In response to issues raised by lawyers for the Department of Public Aid who opposed paternity disestablishment, questions on the meaning of words were taken up by the appellate court and further pursued by the supreme court. The supreme court engages in a rather mind-numbing discussion on the meaning of "adjudicating," "adjudication," "judgment," and "only." (It reminds one of the difficulty Bill Clinton had with the word "is.") Reading this part of the opinion is like watching a magic act. Attention is diverted to obtuse legal argument over the meaning of words, while the central conflict – the fact that Romel is not Kendra's father – disappears.
To resolve the conflict over the meaning of the statute based on its "plain language" the supreme court looked at legislative history to discern the intent of the state law. It is here that the link between the problem and federal statute is established.

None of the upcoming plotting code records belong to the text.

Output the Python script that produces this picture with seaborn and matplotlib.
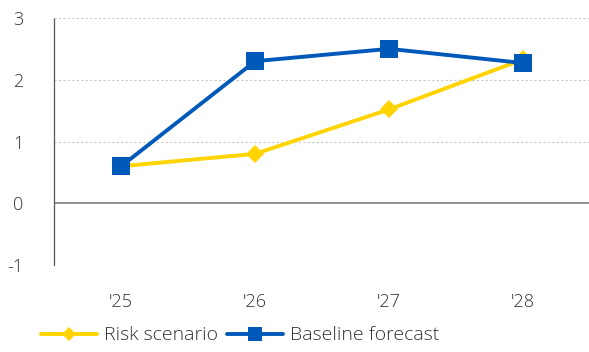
import seaborn as sns
import pandas as pd
import matplotlib.pyplot as plt
from matplotlib.lines import Line2D

years = ["'25", "'26", "'27", "'28"]
risk = [0.6, 0.8, 1.52, 2.33]
baseline = [0.6, 2.3, 2.5, 2.27]

sns.set_style("white")
plt.rcParams['font.family'] = ['Open Sans', 'DejaVu Sans']
plt.rcParams['axes.unicode_minus'] = False

pos = list(range(len(years)))
risk_df = pd.DataFrame({"pos": pos, "value": risk})
base_df = pd.DataFrame({"pos": pos, "value": baseline})

yellow = "#FFD400"
blue = "#0059B9"
txt = "#333333"

fig = plt.figure(figsize=(5.89, 3.52), dpi=100)
ax = fig.add_axes([0.092, 0.247, 0.91, 0.702])

ax.axhline(0, color="#7f7f7f", lw=1.2, zorder=1)
for v in [-1, 1, 2, 3]:
    ax.axhline(v, color="#c8c8c8", lw=0.8, ls=(0, (2, 2)), zorder=0)

sns.lineplot(x="pos", y="value", data=risk_df, color=yellow, marker="D",
             markersize=9, markeredgewidth=0, linewidth=2.8, ax=ax, zorder=3)
sns.lineplot(x="pos", y="value", data=base_df, color=blue, marker="s",
             markersize=12.5, markeredgewidth=0, linewidth=2.8, ax=ax, zorder=4)

ax.set_xlim(-0.5, 3.5)
ax.set_ylim(-1, 3)
ax.set_xticks(pos)
ax.set_xticklabels(years)
ax.set_yticks([-1, 0, 1, 2, 3])
ax.set_xlabel("")
ax.set_ylabel("")
for s in ["top", "right", "bottom"]:
    ax.spines[s].set_visible(False)
ax.spines["left"].set_color("#555555")
ax.spines["left"].set_linestyle((0, (1, 1)))
ax.spines["left"].set_linewidth(0.9)
ax.tick_params(axis="y", direction="in", length=6, width=1, color="#333333",
               labelsize=13, labelcolor=txt, pad=22)
ax.tick_params(axis="x", length=0, labelsize=13, labelcolor=txt, pad=20)
for lab in ax.get_xticklabels() + ax.get_yticklabels():
    lab.set_fontweight("light")

handles = [
    Line2D([], [], color=yellow, marker="D", markersize=7, markeredgewidth=0, lw=2.8),
    Line2D([], [], color=blue, marker="s", markersize=10, markeredgewidth=0, lw=2.8),
]
leg = ax.legend(handles, ["Risk scenario", "Baseline forecast"], loc="center left",
                bbox_to_anchor=(-0.058, -0.285), ncol=2, frameon=False,
                handlelength=2.9, handletextpad=0.35,
                columnspacing=0.45, labelcolor=txt,
                prop={"size": 14, "weight": "light"})

fig.savefig("out.png", dpi=100)
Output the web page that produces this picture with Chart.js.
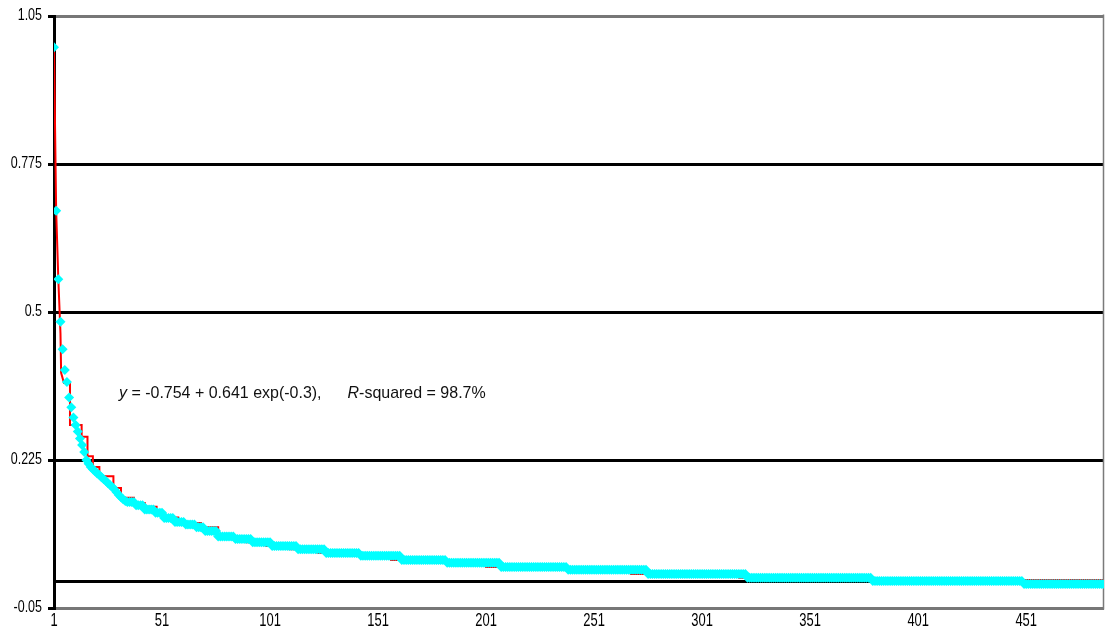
<!DOCTYPE html>
<html>
<head>
<meta charset="utf-8">
<script src="https://cdn.jsdelivr.net/npm/chart.js@4.4.1/dist/chart.umd.min.js"></script>
<style>
  html, body { margin: 0; padding: 0; background: #ffffff; }
  #wrap { width: 1105px; height: 628px; }
</style>
</head>
<body>
<div id="wrap"><canvas id="decay" width="1105" height="628"></canvas></div>
<script>
const SANS = "'Liberation Sans', Arial, Helvetica, sans-serif";

// Fitted values for observations 1..34, one per observation
const headValues = [0.992, 0.688, 0.561, 0.482, 0.431, 0.392, 0.370, 0.341, 0.323, 0.304,
                    0.290, 0.278, 0.265, 0.253, 0.240, 0.225, 0.218, 0.212, 0.208, 0.204,
                    0.200, 0.197, 0.193, 0.189, 0.186, 0.182, 0.178, 0.175, 0.170, 0.165,
                    0.160, 0.156, 0.152, 0.149];

// From observation 35 on the fitted values sit on plateaus:
// first observation of each plateau and the plateau value
const plateauStarts = [35, 39, 43, 48, 52, 57, 62, 67, 71, 77, 85, 93, 102, 114, 127, 143,
                       162, 183, 208, 239, 276, 322, 380, 450];
const plateauValues = [0.147, 0.141, 0.133, 0.127, 0.117, 0.110, 0.105, 0.100, 0.093, 0.083,
                       0.078, 0.072, 0.065, 0.059, 0.052, 0.047, 0.039, 0.034, 0.026, 0.021,
                       0.013, 0.0062, 0.0002, -0.0054];
const lastObservation = 487;

// Observed step curve (vertices of the red line)
const observedX = [1, 2, 3, 4, 4.3, 5.6, 8.4, 8.4, 13.8, 13.8, 16.5, 16.5, 19, 19, 22, 22,
                   28.5, 28.5, 32, 32, 38, 38, 43, 43, 48.5, 48.5, 52, 52, 58.5, 58.5, 69, 69,
                   77, 77, 82, 82, 90, 90, 99, 99, 110, 110, 123, 123, 139, 139, 157, 157,
                   177, 177, 201, 201, 230, 230, 268, 268, 318, 318, 377, 377, 487];
const observedY = [0.992, 0.688, 0.561, 0.46, 0.387, 0.368, 0.368, 0.290, 0.290, 0.268, 0.268, 0.232,
                   0.232, 0.212, 0.212, 0.195, 0.195, 0.173, 0.173, 0.155, 0.155, 0.145, 0.145, 0.138,
                   0.138, 0.128, 0.128, 0.118, 0.118, 0.108, 0.108, 0.100, 0.100, 0.083, 0.083, 0.078,
                   0.078, 0.072, 0.072, 0.065, 0.065, 0.059, 0.059, 0.052, 0.052, 0.047, 0.047, 0.039,
                   0.039, 0.034, 0.034, 0.026, 0.026, 0.021, 0.021, 0.013, 0.013, 0.0062, 0.0062, 0.002,
                   0.002];

const yTickValues = [-0.05, 0, 0.225, 0.5, 0.775, 1.05];
const xTickValues = [1, 51, 101, 151, 201, 251, 301, 351, 401, 451];

const fitText = {
  lhs: 'y',
  formula: ' = -0.754 + 0.641 exp(-0.3),',
  rLetter: 'R',
  rest: '-squared = 98.7%'
};

// expand the plateau table into one point per observation
const fittedPoints = headValues.map((v, i) => ({ x: i + 1, y: v }));
plateauStarts.forEach((start, k) => {
  const end = k + 1 < plateauStarts.length ? plateauStarts[k + 1] - 1 : lastObservation;
  for (let i = start; i <= end; i++) fittedPoints.push({ x: i, y: plateauValues[k] });
});
const observedPoints = observedX.map((x, i) => ({ x: x, y: observedY[i] }));

// Condensed lettering: text at these pixel sizes is squeezed horizontally
const squeezeBySize = { 16: 0.78, 17: 0.94, 18: 0.72 };
const canvas = document.getElementById('decay');
const ctx2d = canvas.getContext('2d');
const nativeFillText = CanvasRenderingContext2D.prototype.fillText;
function squeezeFor(font) {
  const m = /(\d+(?:\.\d+)?)px/.exec(font);
  return m ? squeezeBySize[Math.round(parseFloat(m[1]))] : undefined;
}
ctx2d.fillText = function (text, x, y, maxWidth) {
  const k = squeezeFor(this.font);
  if (!k) {
    return maxWidth === undefined ? nativeFillText.call(this, text, x, y)
                                  : nativeFillText.call(this, text, x, y, maxWidth);
  }
  this.save();
  this.translate(x, y);
  this.scale(k, 1);
  nativeFillText.call(this, text, 0, 0);
  this.restore();
};

// right-hand frame edge of the plot area
const plotFrame = {
  id: 'plotFrame',
  beforeDatasetsDraw(chart) {
    const { ctx, chartArea: a } = chart;
    ctx.save();
    ctx.strokeStyle = '#7a7a7a';
    ctx.lineWidth = 1.5;
    ctx.beginPath();
    ctx.moveTo(a.right - 0.5, a.top - 1.5);
    ctx.lineTo(a.right - 0.5, a.bottom + 1.5);
    ctx.stroke();
    ctx.restore();
  }
};

// fitted-equation caption inside the plot
const fitCaption = {
  id: 'fitCaption',
  afterDatasetsDraw(chart) {
    const { ctx, chartArea: a } = chart;
    const size = 17;
    const regular = size + 'px ' + SANS;
    const italic = 'italic ' + size + 'px ' + SANS;
    let x = a.left + 65;
    const y = a.top + 377;
    const put = (s, font) => {
      ctx.font = font;
      ctx.fillText(s, x, y);
      x += ctx.measureText(s).width * (squeezeFor(ctx.font) || 1);
    };
    ctx.save();
    ctx.fillStyle = '#111111';
    ctx.textBaseline = 'middle';
    ctx.textAlign = 'left';
    put(fitText.lhs, italic);
    put(fitText.formula, regular);
    x += 26;
    put(fitText.rLetter, italic);
    put(fitText.rest, regular);
    ctx.restore();
  }
};

new Chart(canvas, {
  type: 'line',
  data: {
    datasets: [
      {
        label: 'fitted',
        data: fittedPoints,
        showLine: false,
        pointStyle: 'rectRot',
        pointRadius: 5,
        pointBorderWidth: 0,
        pointBackgroundColor: '#00ffff',
        pointBorderColor: '#00ffff'
      },
      {
        label: 'observed',
        data: observedPoints,
        borderColor: '#ff0000',
        borderWidth: 2,
        pointRadius: 0,
        tension: 0,
        fill: false
      }
    ]
  },
  options: {
    responsive: false,
    animation: false,
    events: [],
    layout: { autoPadding: false, padding: { top: 16, right: 1, left: 0, bottom: 0 } },
    plugins: { legend: { display: false }, tooltip: { enabled: false } },
    scales: {
      x: {
        type: 'linear',
        min: 1,
        max: lastObservation,
        afterBuildTicks: s => { s.ticks = xTickValues.map(v => ({ value: v })); },
        afterFit: s => { s.height = 20; },
        grid: { display: false, drawTicks: false },
        border: { display: false },
        ticks: {
          autoSkip: false,
          maxRotation: 0,
          padding: 2,
          color: '#000000',
          font: { family: SANS, size: 18 },
          callback: v => String(v)
        }
      },
      y: {
        min: -0.05,
        max: 1.05,
        afterBuildTicks: s => { s.ticks = yTickValues.map(v => ({ value: v })); },
        afterFit: s => { s.width = 54; },
        grid: {
          lineWidth: 3,
          tickLength: 6,
          tickWidth: 3,
          color: c => (c.tick && (c.tick.value === -0.05 || c.tick.value === 1.05)) ? '#777777' : '#000000',
          tickColor: c => (c.tick && c.tick.value === 0) ? 'rgba(0,0,0,0)' : '#000000'
        },
        border: { display: true, color: '#000000', width: 3 },
        ticks: {
          padding: 6,
          color: '#000000',
          font: { family: SANS, size: 16 },
          callback: v => (v === 0 ? '' : String(v))
        }
      }
    }
  },
  plugins: [plotFrame, fitCaption]
});
</script>
</body>
</html>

In 1996, changes in Title IV-D of the Social Security Act restricted challenges to voluntary paternity to within 60 days of the time a child support order is established, and required that "a voluntary acknowledgment may be challenged in court only on the basis of fraud, duress, or material mistake of fact, with the burden of proof on the challenger." (42 U.S.C. §666(a)(5)(D)(ii-iii) (2000))
The Illinois legislature passed laws in 1997 and 1998 to bring the state into conformance with the federal funding requirements. The problem of unjust consequences had been placed before the legislature when Senator Beverly Fawell introduced legislation to partially combat the problem in limited cases. (Public Act 90-715)
"This is a bill that was brought to me by a constituent of mine who had a problem that didn't seem to be solved any other way. He was married, he went overseas, because he was in the Army. His wife had a child. Came back, his wife had announced she wanted a divorce. They got the divorce. He, of course, was ordered to pay child support, which he had no objection to. She moved to another State. He kept saying, I want to see my son, she would not allow him to see him until four years after the child was born. He then found out that this child was not his through a DNA test." 90th Ill. Gen Assem., Senate Proceedings, April 2, 1998, at 49 (statements of Senator Fawell).
Further, Senator Fawell stated that the legislation;
"allows a man who has been adjudicated the father of a child pursuant to the presumption that he is the father due to the marriage, if there is-a DNA test discovers that the man is not the natural father, then the orders involving custody, visitation and child support can be declared null and void." (Emphasis added.) 90th Ill. Gen. Assem., Senate Proceedings, April 1, 1998, at 10
"Notably," the supreme court points out, "in the debates of neither the House nor the Senate is there any mention of the presumptions arising out of voluntary acknowledgments of paternity." (emphasis added) "Moreover, there is nothing to indicate that the legislature sought to undo the sweeping and comprehensive changes it had made just one year previously to bring Illinois law into compliance with federal requirements."